Il est des réformes qui se disent modernes, mais prolongent l’archaïsme. Le projet de loi sur la procédure pénale, tel qu’il se profile aujourd’hui, n’ouvre pas une ère nouvelle de justice; il consolide un système de contrôle. Il ne cherche pas à rééquilibrer les rapports entre l’État et le citoyen, mais à les figer au profit du pouvoir. Il ne sécurise pas les droits, il les encadre. Il ne rassure pas, il surveille.
La détention provisoire en est le symptôme le plus flagrant. Ce qui devrait n’être qu’un recours exceptionnel s’est mué, en pratique, en principe de gestion judiciaire. On enferme d’abord, on interroge ensuite, on juge… parfois. La présomption d’innocence s’efface derrière la logique du soupçon. L’avocat, pourtant garant du contradictoire, devient un figurant, convoqué quand tout est déjà décidé. La liberté cesse d’être un droit, pour devenir une faveur; toujours révocable, jamais assurée.
La réforme aurait pu rompre avec cette dérive. Elle aurait pu poser les jalons d’une justice plus équilibrée, plus rigoureuse, plus respectueuse. Mais elle évite l’essentiel. Elle n’évoque pas, ou à peine, la nécessité d’introduire la collégialité des décisions privatives de liberté, pourtant l’un des piliers des systèmes judiciaires qui se respectent. Dans toute démocratie digne de ce nom, priver durablement une personne de sa liberté ne peut reposer sur l’avis d’un seul juge. La décision collégiale, prise à plusieurs voix, est une garantie fondamentale : elle protège le justiciable, bien sûr, mais aussi le juge, qui n’est plus seul face à la pression politique ou hiérarchique. Maintenir le modèle du juge unique, c’est perpétuer la vulnérabilité du système, et par là même, son instrumentalisation.
Le renforcement des droits de la défense devrait également être au cœur de toute réforme crédible.

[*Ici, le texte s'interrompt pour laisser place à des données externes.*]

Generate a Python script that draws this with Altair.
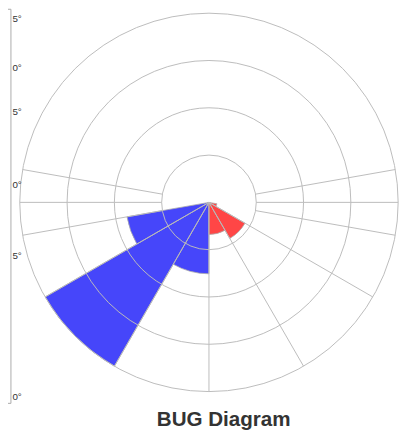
import math
import altair as alt
import pandas as pd

# ---- data (BUG zones, vertical angle from nadir in degrees) ----
zone_side = ["Back", "Back", "Back", "Front", "Front", "Front"]
zone_start = [0, 30, 60, 0, 30, 60]
zone_end = [30, 60, 80, 30, 60, 80]
zone_value = [1.51, 4.0, 1.76, 0.68, 0.88, 0.17]

ring_values = [1, 2, 3, 4]

# grid spokes: angle from nadir, side sign, inner and outer ring
spoke_angle = [0, 30, 30, 60, 60, 80, 80, 90, 90, 100, 100]
spoke_sign = [1, 1, -1, 1, -1, 1, -1, 1, -1, 1, -1]
spoke_r0 = [0, 0, 0, 0, 0, 1, 1, 1, 1, 1, 1]
spoke_r1 = [4, 4, 4, 4, 4, 4, 4, 4, 4, 4, 4]

left_labels = ["5°", "0°", "5°", "0°", "5°", "0°"]

BLUE = "#4646FA"
RED = "#FF4646"
GRID = "#BBBBBB"
R_MAX = 4
R_PX = 193
W = 2 * R_PX

zones = pd.DataFrame({"side": zone_side, "a0": zone_start, "a1": zone_end, "value": zone_value})
rings = pd.DataFrame({"r": ring_values})
spokes = pd.DataFrame({"a": spoke_angle, "s": spoke_sign, "r0": spoke_r0, "r1": spoke_r1})
labels_df = pd.DataFrame({"label": left_labels})
labels_df["py"] = [6, 56, 101, 175, 248, 392]  # pixel rows of the neighbouring panel's labels

theta_scale = alt.Scale(domain=[0, 360], range=[0, 2 * math.pi])
radius_scale = alt.Scale(type="linear", domain=[0, R_MAX], range=[0, R_PX], zero=True, nice=False)
xy_scale_x = alt.Scale(domain=[-R_MAX, R_MAX], nice=False, zero=False)
xy_scale_y = alt.Scale(domain=[-R_MAX, R_MAX], nice=False, zero=False)

wedges = alt.Chart(zones).transform_calculate(
    sgn="datum.side == 'Back' ? 1 : -1",
    t0="180 + datum.sgn * datum.a0",
    t1="180 + datum.sgn * datum.a1",
).mark_arc(stroke="#AAAAAA", strokeWidth=0.8).encode(
    theta=alt.Theta("t0:Q", scale=theta_scale, stack=None),
    theta2="t1:Q",
    radius=alt.Radius("value:Q", scale=radius_scale, stack=None),
    color=alt.Color("side:N", scale=alt.Scale(domain=["Back", "Front"], range=[BLUE, RED]), legend=None),
)

circles = alt.Chart(rings).mark_arc(fillOpacity=0, stroke=GRID, strokeWidth=1).encode(
    theta=alt.value(0),
    theta2=alt.value(2 * math.pi),
    radius=alt.Radius("r:Q", scale=radius_scale, stack=None),
)

spoke_lines = alt.Chart(spokes).transform_calculate(
    phi="(180 + datum.s * datum.a) * PI / 180",
    x0="datum.r0 * sin(datum.phi)",
    y0="datum.r0 * cos(datum.phi)",
    x1="datum.r1 * sin(datum.phi)",
    y1="datum.r1 * cos(datum.phi)",
).mark_rule(color=GRID, strokeWidth=1).encode(
    x=alt.X("x0:Q", scale=xy_scale_x, axis=None),
    y=alt.Y("y0:Q", scale=xy_scale_y, axis=None),
    x2="x1:Q",
    y2="y1:Q",
)

# partially visible neighbouring panel on the left edge
one = pd.DataFrame({"k": [0]})
frame = alt.Chart(one).mark_rule(color="#AAAAAA", strokeWidth=1).encode(
    x=alt.value(-9), y=alt.value(-4), y2=alt.value(398)
)
frame_top = alt.Chart(one).mark_rule(color="#AAAAAA", strokeWidth=1).encode(
    x=alt.value(-14), x2=alt.value(-9), y=alt.value(-4)
)
frame_bot = alt.Chart(one).mark_rule(color="#AAAAAA", strokeWidth=1).encode(
    x=alt.value(-14), x2=alt.value(-9), y=alt.value(398)
)
left_text = alt.Chart(labels_df).mark_text(
    align="left", baseline="middle", fontSize=10, font="Liberation Sans", color="#333333"
).encode(
    x=alt.value(-7.5),
    y=alt.Y("py:Q", scale=alt.Scale(domain=[0, W], range=[0, W], nice=False, zero=False), axis=None),
    text="label:N",
)

chart = alt.layer(
    wedges, circles, spoke_lines, frame, frame_top, frame_bot, left_text
).resolve_scale(y="independent").properties(
    width=W,
    height=W,
    autosize=alt.AutoSizeParams(type="none"),
    padding={"left": 12, "top": 1, "right": 8, "bottom": 40},
    title=alt.TitleParams(
        "BUG Diagram",
        orient="bottom",
        anchor="middle",
        frame="group",
        baseline="alphabetic",
        offset=23,
        dx=15,
        fontSize=21,
        fontWeight="bold",
        font="Liberation Sans",
        color="#333333",
    ),
).configure_view(stroke=None)

chart.save("out.html", embed_options={"renderer": "svg", "actions": False})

Un accès immédiat et complet au dossier dès la première heure de garde à vue, la présence obligatoire de l’avocat à chaque étape de l’interrogatoire, la possibilité de contester sans délai toute mesure attentatoire aux libertés, l’instauration de délais stricts pour les enquêtes; ce ne sont pas des revendications corporatistes, mais les conditions minimales d’un procès équitable. Une procédure qui marginalise l’avocat n’est pas une procédure rigoureuse : c’est une procédure à sens unique, déséquilibrée dès l’origine.
Il ne s’agit pas ici d’un simple débat technique, mais d’un choix de société. Voulons-nous d’un État où la justice protège, ou d’un système où elle obéit ? Car une justice aux ordres, c’est une justice qui condamne sans preuve, qui punit sans débat, qui confisque sans contrôle. Ce n’est pas l’ordre qu’elle garantit, mais la peur qu’elle administre.
La population le sait. Les investisseurs le devinent. On ne construit pas la confiance sur le soupçon, ni le développement sur l’arbitraire. Un pays où les libertés fondamentales sont précaires est un pays dont l’économie vacille, dont les talents fuient, dont les voix se taisent ou s’exilent.
La réforme actuelle est donc bien plus qu’un texte législatif : c’est un test politique. Si elle ne réaffirme pas la vocation protectrice de la procédure pénale, si elle ne rétablit pas l’équilibre entre les pouvoirs, si elle ne place pas la défense au cœur du procès, elle trahira son ambition affichée et manquera son rendez-vous avec l’Histoire.
L’Algérie mérite mieux qu’une justice de façade. Elle mérite une justice debout, impartiale, visible et digne. Une justice qui ne tremble pas face au pouvoir, mais qui s’en distingue. Une justice qui ne pèse pas les libertés au gré des équilibres politiques, mais qui les garantit, en tout temps, pour tous.
Car il ne suffit pas de réécrire la loi pour en faire une réforme. Encore faut-il qu’elle soit fondée sur le droit, et non sur la défiance. Sur l’équité, non sur le contrôle. Sur la liberté, non sur la peur.